邵岩说:“你长大以后自然就知道了,这事不能问别人,听见没有?”
于是,这件对本人来说天塌地陷的大事,就这样不起一丝波澜的从柳侠的生活中过去了。
一个星期六中午,寒风呼啸,卷扯着漫天雪花。
柳侠坐在座位上看其他同学收拾东西一个个离开,气得在心里骂老天爷。
邵岩走过来,拍在他面前一个乳白色塑料皮的日记本:“柳侠,生日快乐!”
柳侠吃了一惊:“啊?”
邵岩坐在他身边的桌子上大笑:“上个月你去给猫儿买帽子的时候不是说,你要是早生一个月,就一天不差的比猫儿大整整十岁吗?猫儿是十月初九,今儿是十一月初九,那今儿不应该是你生日吗?”
柳侠拿起日记本:“我都忘了,你记性咋恁好哩?我就随便说了一句你可记住了。”
邵岩得意的说:“那当然,我谁啊?走吧,我早上出来时电炉没拔,这会儿房间肯定暖和,枕巾我上星期带回去我妈刚洗过,你别再洗了啊,我没那么讲究。
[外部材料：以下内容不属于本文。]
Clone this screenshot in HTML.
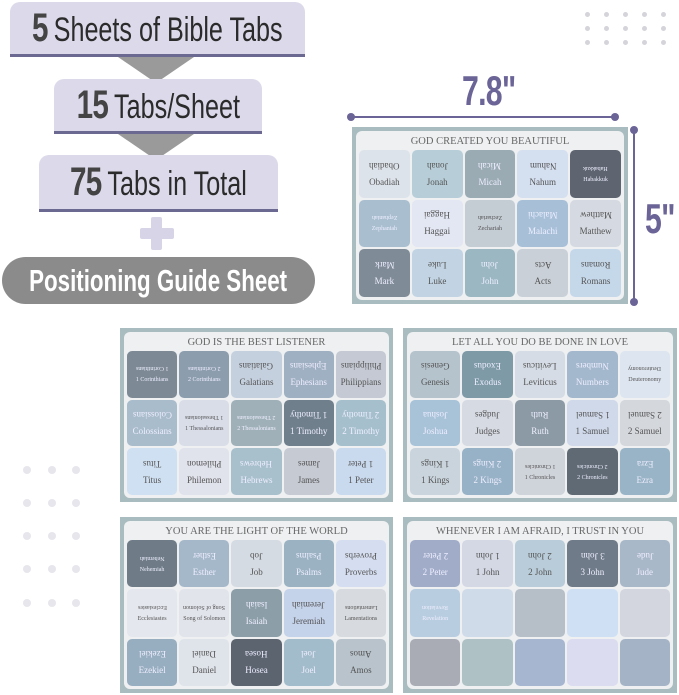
<!DOCTYPE html>
<html><head><meta charset="utf-8"><style>
*{margin:0;padding:0;box-sizing:border-box}
body{width:679px;height:695px;background:#fff;position:relative;overflow:hidden;font-family:"Liberation Sans",sans-serif}
.a{position:absolute}
.box{position:absolute;background:#dcdaea;border-bottom:3px solid #6b6892;border-radius:10px 10px 0 0;color:#2b2b2b;white-space:nowrap;display:flex;align-items:center;justify-content:center}
.box div{transform:scaleX(.74);display:flex;align-items:baseline;flex-shrink:0}
.box b{font-size:40px;color:#444;margin-right:8px;letter-spacing:-1px}
.box span{font-size:34px}
.tri{position:absolute;width:0;height:0;border-left:38px solid transparent;border-right:38px solid transparent;border-top:26px solid #9a9a9a}
.dot{position:absolute;width:5px;height:5px;border-radius:50%;background:#d4d4da}
.ldot{position:absolute;width:8px;height:8px;border-radius:50%;background:#e6e6ec}
.sheet{position:absolute;background:#a9bcbf;padding:4px;display:flex;flex-direction:column}
.inner{background:#eef0f2;flex:1;display:flex;flex-direction:column;padding:2px 3px 3px;border-radius:6px}
.tt{height:17px;text-align:center;font-family:"Liberation Serif",serif;font-size:10.5px;color:#666;line-height:17px;white-space:nowrap}
.g{flex:1;display:grid;grid-template-columns:repeat(5,1fr);grid-template-rows:repeat(3,1fr);gap:2px}
.c{border-radius:5px;display:flex;flex-direction:column;align-items:center;justify-content:center;font-family:"Liberation Serif",serif;font-size:9px;color:#555;white-space:nowrap;overflow:hidden;gap:6px}
.c i{font-style:normal;transform:rotate(180deg);display:block}
.c em{font-style:normal;display:block}
.s{font-size:6px}
.w{color:#eef}
.dim{position:absolute;font-weight:bold;font-size:42px;color:#6b6496;transform:scaleX(.72);transform-origin:left top;letter-spacing:-1px}
</style></head><body>

<div class="box" style="left:10px;top:2px;width:295px;height:55px"><div><b>5</b><span>Sheets of Bible Tabs</span></div></div>
<div class="tri" style="left:118px;top:57px"></div>
<div class="box" style="left:54px;top:79px;width:208px;height:55px"><div><b>15</b><span>Tabs/Sheet</span></div></div>
<div class="tri" style="left:118px;top:134px"></div>
<div class="box" style="left:39px;top:155px;width:239px;height:57px"><div><b>75</b><span>Tabs in Total</span></div></div>
<div class="a" style="left:151px;top:217px;width:11px;height:33px;background:#d6d4e6;border-radius:2px"></div>
<div class="a" style="left:140px;top:228px;width:34px;height:11px;background:#d6d4e6;border-radius:2px"></div>
<div class="a" style="left:2px;top:257px;width:313px;height:47px;background:#8b8b8b;border-radius:24px;color:#fff;font-weight:bold;font-size:31px;line-height:47px;white-space:nowrap;display:flex;justify-content:center"><div style="transform:scaleX(.72);flex-shrink:0">Positioning Guide Sheet</div></div>

<div class="dot" style="left:585px;top:12px"></div><div class="dot" style="left:604px;top:12px"></div><div class="dot" style="left:623px;top:12px"></div><div class="dot" style="left:642px;top:12px"></div><div class="dot" style="left:661px;top:12px"></div>
<div class="dot" style="left:585px;top:26px"></div><div class="dot" style="left:604px;top:26px"></div><div class="dot" style="left:623px;top:26px"></div><div class="dot" style="left:642px;top:26px"></div><div class="dot" style="left:661px;top:26px"></div>
<div class="dot" style="left:585px;top:40px"></div><div class="dot" style="left:604px;top:40px"></div><div class="dot" style="left:623px;top:40px"></div><div class="dot" style="left:642px;top:40px"></div><div class="dot" style="left:661px;top:40px"></div>

<div class="ldot" style="left:23px;top:466px"></div><div class="ldot" style="left:48px;top:466px"></div><div class="ldot" style="left:72px;top:466px"></div>
<div class="ldot" style="left:23px;top:499px"></div><div class="ldot" style="left:48px;top:499px"></div><div class="ldot" style="left:72px;top:499px"></div>
<div class="ldot" style="left:23px;top:532px"></div><div class="ldot" style="left:48px;top:532px"></div><div class="ldot" style="left:72px;top:532px"></div>
<div class="ldot" style="left:23px;top:565px"></div><div class="ldot" style="left:48px;top:565px"></div><div class="ldot" style="left:72px;top:565px"></div>
<div class="ldot" style="left:23px;top:599px"></div><div class="ldot" style="left:48px;top:599px"></div><div class="ldot" style="left:72px;top:599px"></div>

<div class="dim" style="left:462px;top:67px">7.8"</div>
<div class="a" style="left:352px;top:116px;width:262px;height:2px;background:#6b6496"></div>
<div class="a" style="left:347px;top:113px;width:8px;height:8px;border-radius:50%;background:#6b6496"></div>
<div class="a" style="left:611px;top:113px;width:8px;height:8px;border-radius:50%;background:#6b6496"></div>
<div class="a" style="left:633px;top:130px;width:2px;height:172px;background:#6b6496"></div>
<div class="a" style="left:630px;top:126px;width:8px;height:8px;border-radius:50%;background:#6b6496"></div>
<div class="a" style="left:630px;top:298px;width:8px;height:8px;border-radius:50%;background:#6b6496"></div>
<div class="dim" style="left:645px;top:195px">5"</div>

<div class="sheet" style="left:352px;top:127px;width:276px;height:177px"><div class="inner">
<div class="tt">GOD CREATED YOU BEAUTIFUL</div><div class="g">
<div class="c" style="background:#dde3ea"><i>Obadiah</i><em>Obadiah</em></div>
<div class="c" style="background:#b7ced8"><i>Jonah</i><em>Jonah</em></div>
<div class="c w" style="background:#9aabb4"><i>Micah</i><em>Micah</em></div>
<div class="c" style="background:#d4dff0"><i>Nahum</i><em>Nahum</em></div>
<div class="c w s" style="background:#5e6570"><i>Habakkuk</i><em>Habakkuk</em></div>
<div class="c w s" style="background:#a9bfd0"><i>Zephaniah</i><em>Zephaniah</em></div>
<div class="c" style="background:#e3e6f3"><i>Haggai</i><em>Haggai</em></div>
<div class="c s" style="background:#c4ccd4"><i>Zechariah</i><em>Zechariah</em></div>
<div class="c w" style="background:#a7c0d8"><i>Malachi</i><em>Malachi</em></div>
<div class="c" style="background:#d5d9e1"><i>Matthew</i><em>Matthew</em></div>
<div class="c w" style="background:#7f8b97"><i>Mark</i><em>Mark</em></div>
<div class="c" style="background:#c2d4e4"><i>Luke</i><em>Luke</em></div>
<div class="c w" style="background:#9ab7c2"><i>John</i><em>John</em></div>
<div class="c" style="background:#c9d0d8"><i>Acts</i><em>Acts</em></div>
<div class="c" style="background:#c5d8ea"><i>Romans</i><em>Romans</em></div>
</div></div></div>

<div class="sheet" style="left:120px;top:328px;width:273px;height:174px"><div class="inner">
<div class="tt">GOD IS THE BEST LISTENER</div><div class="g">
<div class="c w s" style="background:#7d8a96"><i>1 Corinthians</i><em>1 Corinthians</em></div>
<div class="c w s" style="background:#8c9dae"><i>2 Corinthians</i><em>2 Corinthians</em></div>
<div class="c" style="background:#c5d0de"><i>Galatians</i><em>Galatians</em></div>
<div class="c w" style="background:#9fb0c2"><i>Ephesians</i><em>Ephesians</em></div>
<div class="c" style="background:#c4c9d3"><i>Philippians</i><em>Philippians</em></div>
<div class="c w" style="background:#a9bccb"><i>Colossians</i><em>Colossians</em></div>
<div class="c s" style="background:#d9dde8"><i>1 Thessalonians</i><em>1 Thessalonians</em></div>
<div class="c w s" style="background:#9fb0b8"><i>2 Thessalonians</i><em>2 Thessalonians</em></div>
<div class="c w" style="background:#6f7f8c"><i>1 Timothy</i><em>1 Timothy</em></div>
<div class="c w" style="background:#a5c0cc"><i>2 Timothy</i><em>2 Timothy</em></div>
<div class="c" style="background:#cfe0f2"><i>Titus</i><em>Titus</em></div>
<div class="c" style="background:#e0e2ec"><i>Philemon</i><em>Philemon</em></div>
<div class="c w" style="background:#a8c0cc"><i>Hebrews</i><em>Hebrews</em></div>
<div class="c" style="background:#c6cad3"><i>James</i><em>James</em></div>
<div class="c" style="background:#c9d9ee"><i>1 Peter</i><em>1 Peter</em></div>
</div></div></div>

<div class="sheet" style="left:403px;top:328px;width:274px;height:174px"><div class="inner">
<div class="tt">LET ALL YOU DO BE DONE IN LOVE</div><div class="g">
<div class="c" style="background:#b5c3cc"><i>Genesis</i><em>Genesis</em></div>
<div class="c w" style="background:#7d9aa6"><i>Exodus</i><em>Exodus</em></div>
<div class="c" style="background:#d5dce5"><i>Leviticus</i><em>Leviticus</em></div>
<div class="c w" style="background:#a4b8cd"><i>Numbers</i><em>Numbers</em></div>
<div class="c s" style="background:#dde5f0"><i>Deuteronomy</i><em>Deuteronomy</em></div>
<div class="c w" style="background:#a8c2d8"><i>Joshua</i><em>Joshua</em></div>
<div class="c" style="background:#d6dae3"><i>Judges</i><em>Judges</em></div>
<div class="c w" style="background:#8b9aa5"><i>Ruth</i><em>Ruth</em></div>
<div class="c" style="background:#cfd9ea"><i>1 Samuel</i><em>1 Samuel</em></div>
<div class="c" style="background:#d4d7dc"><i>2 Samuel</i><em>2 Samuel</em></div>
<div class="c" style="background:#c9d4dc"><i>1 Kings</i><em>1 Kings</em></div>
<div class="c w" style="background:#97b1c6"><i>2 Kings</i><em>2 Kings</em></div>
<div class="c s" style="background:#cfd3da"><i>1 Chronicles</i><em>1 Chronicles</em></div>
<div class="c w s" style="background:#5f6a74"><i>2 Chronicles</i><em>2 Chronicles</em></div>
<div class="c w" style="background:#99b4c6"><i>Ezra</i><em>Ezra</em></div>
</div></div></div>

<div class="sheet" style="left:120px;top:517px;width:273px;height:176px"><div class="inner">
<div class="tt">YOU ARE THE LIGHT OF THE WORLD</div><div class="g">
<div class="c w s" style="background:#6f7c88"><i>Nehemiah</i><em>Nehemiah</em></div>
<div class="c w" style="background:#a5b8ca"><i>Esther</i><em>Esther</em></div>
<div class="c" style="background:#d5dbe3"><i>Job</i><em>Job</em></div>
<div class="c w" style="background:#9ab2c2"><i>Psalms</i><em>Psalms</em></div>
<div class="c" style="background:#d5def0"><i>Proverbs</i><em>Proverbs</em></div>
<div class="c s" style="background:#e4e7ee"><i>Ecclesiastes</i><em>Ecclesiastes</em></div>
<div class="c s" style="background:#e2e4ec"><i>Song of Solomon</i><em>Song of Solomon</em></div>
<div class="c w" style="background:#8c9ea8"><i>Isaiah</i><em>Isaiah</em></div>
<div class="c" style="background:#c4d2ea"><i>Jeremiah</i><em>Jeremiah</em></div>
<div class="c s" style="background:#d7dade"><i>Lamentations</i><em>Lamentations</em></div>
<div class="c w" style="background:#97aec0"><i>Ezekiel</i><em>Ezekiel</em></div>
<div class="c" style="background:#dfe3ea"><i>Daniel</i><em>Daniel</em></div>
<div class="c w" style="background:#5c6470"><i>Hosea</i><em>Hosea</em></div>
<div class="c w" style="background:#a2bccb"><i>Joel</i><em>Joel</em></div>
<div class="c" style="background:#b8c3cc"><i>Amos</i><em>Amos</em></div>
</div></div></div>

<div class="sheet" style="left:403px;top:517px;width:274px;height:176px"><div class="inner">
<div class="tt">WHENEVER I AM AFRAID, I TRUST IN YOU</div><div class="g">
<div class="c w" style="background:#a0acc8"><i>2 Peter</i><em>2 Peter</em></div>
<div class="c" style="background:#d4d8e4"><i>1 John</i><em>1 John</em></div>
<div class="c" style="background:#b9ccd9"><i>2 John</i><em>2 John</em></div>
<div class="c w" style="background:#6f7b88"><i>3 John</i><em>3 John</em></div>
<div class="c w" style="background:#a9b8c8"><i>Jude</i><em>Jude</em></div>
<div class="c w s" style="background:#b8cde0"><i>Revelation</i><em>Revelation</em></div>
<div class="c" style="background:#cfdbe9"></div>
<div class="c" style="background:#b6bec8"></div>
<div class="c" style="background:#cfe0f5"></div>
<div class="c" style="background:#d3d6df"></div>
<div class="c" style="background:#a9abb5"></div>
<div class="c" style="background:#aec2c5"></div>
<div class="c" style="background:#a7b6d0"></div>
<div class="c" style="background:#dcdcf0"></div>
<div class="c" style="background:#a4b4c6"></div>
</div></div></div>

</body></html>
”
柳侠端详着扉页上“祝柳侠生日快乐,成绩越来越好,七哥邵岩赠”的字样,故意皱着脸说:“你这字越来越有俺猫儿画地图的风采了啊!”
邵岩大咧咧的往门外走:“你家猫儿尿出来的字我估计也是颜骨柳筋,我很荣幸啊!”
邵岩不住校,租的房子就在校门口往西不到二十米的地方,大概十平方左右的房间,就一张一米五的床,一张三斗桌,一把椅子,其他都是邵岩家人临时给他安置的。
从高一暑假前最热的时候开始,中午他就喊柳侠来这里小睡一会儿,他这里有台电扇,可柳侠不肯。
后来学校寝室蚊子特别多,柳侠有一次左眼皮上给叮了一下,眼睛肿了好几天,差点化脓感染。
邵岩再次让他来这里睡的时候,他去问了下王占杰,王占杰说可以,他就来和邵岩一起住了一段时间。
他开始只打算在蚊子最多的时候来这里睡,但邵岩每星期六回家时都会把钥匙留给他,说寝室不但难闻,万一别人东西丢了,柳侠也说不清。
中学生寝室丢饭票和零钱的事经常发生,偶尔还会丢衣服,柳侠他们寝室已经有好几个人丢过饭票了,一直也没查出来谁拿的。
柳侠一次也没丢过,他自己都觉得好像自己是那个贼。
于是,在以后不能回家的星期六,他也住在这里。
柳侠和邵岩刚走出教室,就看到陈晓峰和一个人从前面那排教室拐角处转过来,陈晓峰正指着他们这边对那人说什么。
柳侠大叫了一声“三哥”跑了过去,差点被地上薄薄的积雪滑倒。
柳川跑过来抱住了他。
柳川回来了,被安排在离荣泽高中东面不远处的公安局刑警队。
柳侠看着柳川身上没有了领章的军装,不相信柳川说的关于大裁军的话:“你才上过军校,还恁待见当兵,肯定不是部队把你裁下来哩,三哥,你是不是受伤了?”
柳川心里震惊于柳侠的敏锐,脸上却轻松的笑着:“嗯,算是吧,一点小伤,我正好特别想回家,就趁机打了报告。”